One place where LMUL makes a ton of sense is big-little hybrid designs. Your big cores can get wider execution units that can run LMUL=2 instructions natively while your little cores break them up into LMUL=.5 and processes them 4x slower. This lets you avoid the issue Intel 12th gen ran into where the consumer chips lost AVX-512 capability because the little cores only supported 256 wide vectors.

Also code size reduction can be pretty nice. It doesn't show up well in microbenchmarks but lowering load on the front end of your CPU is always nice. It means you get to save a little power or use the area for extra execution units.


> Your big cores can get wider execution units that can run LMUL=2 instructions natively while your little cores break them up into LMUL=.5 and processes them 4x slower

RVV spec doesn't allow LMUL to vary across cores in a hybrid design, so no, that doesn't work. RVV doesn't do anything to help with hybrid cores with differing widths.

> It means you get to save a little power or use the area for extra execution units.

Power, maybe, but I don't see the rest being likely. For general purpose cores, you're going to need a wide enough front end to support scalar code, which tends to have more execution units than vector.

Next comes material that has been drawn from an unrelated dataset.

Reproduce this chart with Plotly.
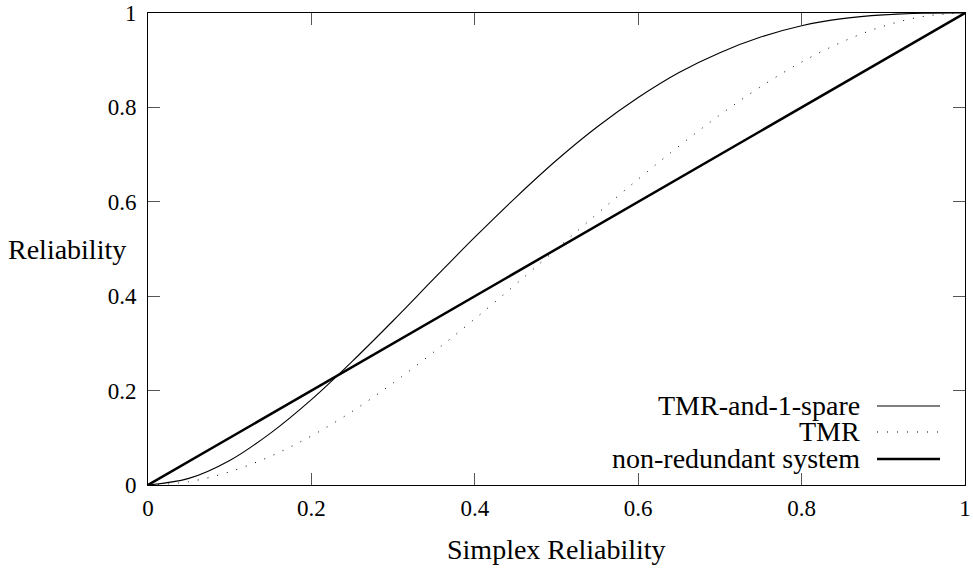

I'm not saying that the supported lmul varies. I'm saying that the different cores will break up the same instructions into bigger or smaller execution unit units.


There's nothing inherent with RVV or LMUL which makes this any easier/harder than other ISAs. Intel could design their little cores to break AVX-512 instructions into 4x128b parts if they felt like it, for example.


That's technically true, but it means that the best way of handling vector instructions on little cores is something you were going to do anyway.


Sorry, I don't quite understand you there - what is the "something" you speak of, and who does "you" refer to?


This LMUL thing sounds like a total antipattern. Does the OS have to handle it manually on context switches, or can it just pop the process's LMUL state with all the normal registers? Sounds like a feature that coult get ugly in embedded applications.


"LMUL state" is three bits (7 possible values) of thread-wide config that just change how operations operate with the same vector registers; similar to say the FP dynamic rounding mode, which also needs to be saved & restored across context switches.


LMUL is encoded in the vtype, which includes LMUL, element width and tail/mask policy, it can be easily read and set.